-- Start Data section --

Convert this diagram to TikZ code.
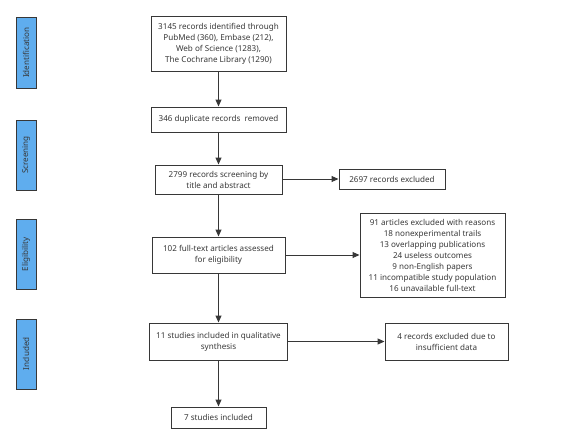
\documentclass[tikz,border=0pt]{standalone}
\usepackage{fontspec}
\setmainfont{Noto Sans}
\usetikzlibrary{arrows.meta}
\definecolor{sideblue}{RGB}{95,173,238}
\definecolor{linegray}{RGB}{55,55,55}
\definecolor{textgray}{RGB}{55,55,55}
\tikzset{
  box/.style={draw=linegray, line width=1pt, fill=white, rectangle, inner sep=0pt, align=center,
    text=textgray, font=\fontsize{8.1}{11}\selectfont},
  side/.style={draw=linegray, line width=1pt, fill=sideblue, rectangle, inner sep=0pt,
    text=textgray, font=\fontsize{8.1}{9}\selectfont, rotate=90},
  arr/.style={draw=linegray, line width=1pt, -{Triangle[length=7pt,width=6pt]}}
}
\begin{document}
\begin{tikzpicture}[x=1pt,y=-1pt]
\useasboundingbox (0,0) rectangle (570,445);
% side labels
\node[side, minimum height=20pt, minimum width=71pt] (s1) at (26,52.5) {Identification};
\node[side, minimum height=20pt, minimum width=70pt] (s2) at (26,155) {Screening};
\node[side, minimum height=20pt, minimum width=70pt] (s3) at (26,254) {Eligibility};
\node[side, minimum height=20pt, minimum width=70pt] (s4) at (26,354) {Included};
% main boxes
\node[box, minimum width=135pt, minimum height=55pt] (b1) at (218.5,43.5) {3145 records identified through\\PubMed (360), Embase (212),\\Web of Science (1283),\\The Cochrane Library (1290)};
\node[box, minimum width=135pt, minimum height=25pt] (b2) at (218.5,119.5) {346 duplicate records\ \ removed};
\node[box, minimum width=127pt, minimum height=29pt] (b3) at (218.5,179.5) {2799 records screening by\\title and abstract};
\node[box, minimum width=106pt, minimum height=20pt] (e1) at (392,179) {2697 records excluded};
\node[box, minimum width=133pt, minimum height=36pt] (b4) at (218.5,255) {102 full-text articles assessed\\for eligibility};
\node[box, minimum width=145pt, minimum height=84pt] (e2) at (432.5,255) {91 articles excluded with reasons\\18 nonexperimental trails\\13 overlapping publications\\24 useless outcomes\\9 non-English papers\\11 incompatible study population\\16 unavailable full-text};
\node[box, minimum width=138pt, minimum height=37pt] (b5) at (218.5,341.5) {11 studies included in qualitative\\synthesis};
\node[box, minimum width=123pt, minimum height=37pt] (e3) at (446.5,341.5) {4 records excluded due to\\insufficient data};
\node[box, minimum width=95pt, minimum height=21pt] (b6) at (218.5,417.5) {7 studies included};
% arrows
\draw[arr] (b1) -- (b2);
\draw[arr] (b2) -- (b3);
\draw[arr] (b3) -- (b4);
\draw[arr] (b4) -- (b5);
\draw[arr] (b5) -- (b6);
\draw[arr] (b3.east |- e1.west) -- (e1.west);
\draw[arr] (b4.east) -- (e2.west);
\draw[arr] (b5.east) -- (e3.west);
\end{tikzpicture}
\end{document}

-- End Data section --

Task to carry out: Take the listing above and print it exactly, apart from the pictures.

Output of the exercise:
Convert this diagram to TikZ code.
\documentclass[tikz,border=0pt]{standalone}
\usepackage{fontspec}
\setmainfont{Noto Sans}
\usetikzlibrary{arrows.meta}
\definecolor{sideblue}{RGB}{95,173,238}
\definecolor{linegray}{RGB}{55,55,55}
\definecolor{textgray}{RGB}{55,55,55}
\tikzset{
  box/.style={draw=linegray, line width=1pt, fill=white, rectangle, inner sep=0pt, align=center,
    text=textgray, font=\fontsize{8.1}{11}\selectfont},
  side/.style={draw=linegray, line width=1pt, fill=sideblue, rectangle, inner sep=0pt,
    text=textgray, font=\fontsize{8.1}{9}\selectfont, rotate=90},
  arr/.style={draw=linegray, line width=1pt, -{Triangle[length=7pt,width=6pt]}}
}
\begin{document}
\begin{tikzpicture}[x=1pt,y=-1pt]
\useasboundingbox (0,0) rectangle (570,445);
% side labels
\node[side, minimum height=20pt, minimum width=71pt] (s1) at (26,52.5) {Identification};
\node[side, minimum height=20pt, minimum width=70pt] (s2) at (26,155) {Screening};
\node[side, minimum height=20pt, minimum width=70pt] (s3) at (26,254) {Eligibility};
\node[side, minimum height=20pt, minimum width=70pt] (s4) at (26,354) {Included};
% main boxes
\node[box, minimum width=135pt, minimum height=55pt] (b1) at (218.5,43.5) {3145 records identified through\\PubMed (360), Embase (212),\\Web of Science (1283),\\The Cochrane Library (1290)};
\node[box, minimum width=135pt, minimum height=25pt] (b2) at (218.5,119.5) {346 duplicate records\ \ removed};
\node[box, minimum width=127pt, minimum height=29pt] (b3) at (218.5,179.5) {2799 records screening by\\title and abstract};
\node[box, minimum width=106pt, minimum height=20pt] (e1) at (392,179) {2697 records excluded};
\node[box, minimum width=133pt, minimum height=36pt] (b4) at (218.5,255) {102 full-text articles assessed\\for eligibility};
\node[box, minimum width=145pt, minimum height=84pt] (e2) at (432.5,255) {91 articles excluded with reasons\\18 nonexperimental trails\\13 overlapping publications\\24 useless outcomes\\9 non-English papers\\11 incompatible study population\\16 unavailable full-text};
\node[box, minimum width=138pt, minimum height=37pt] (b5) at (218.5,341.5) {11 studies included in qualitative\\synthesis};
\node[box, minimum width=123pt, minimum height=37pt] (e3) at (446.5,341.5) {4 records excluded due to\\insufficient data};
\node[box, minimum width=95pt, minimum height=21pt] (b6) at (218.5,417.5) {7 studies included};
% arrows
\draw[arr] (b1) -- (b2);
\draw[arr] (b2) -- (b3);
\draw[arr] (b3) -- (b4);
\draw[arr] (b4) -- (b5);
\draw[arr] (b5) -- (b6);
\draw[arr] (b3.east |- e1.west) -- (e1.west);
\draw[arr] (b4.east) -- (e2.west);
\draw[arr] (b5.east) -- (e3.west);
\end{tikzpicture}
\end{document}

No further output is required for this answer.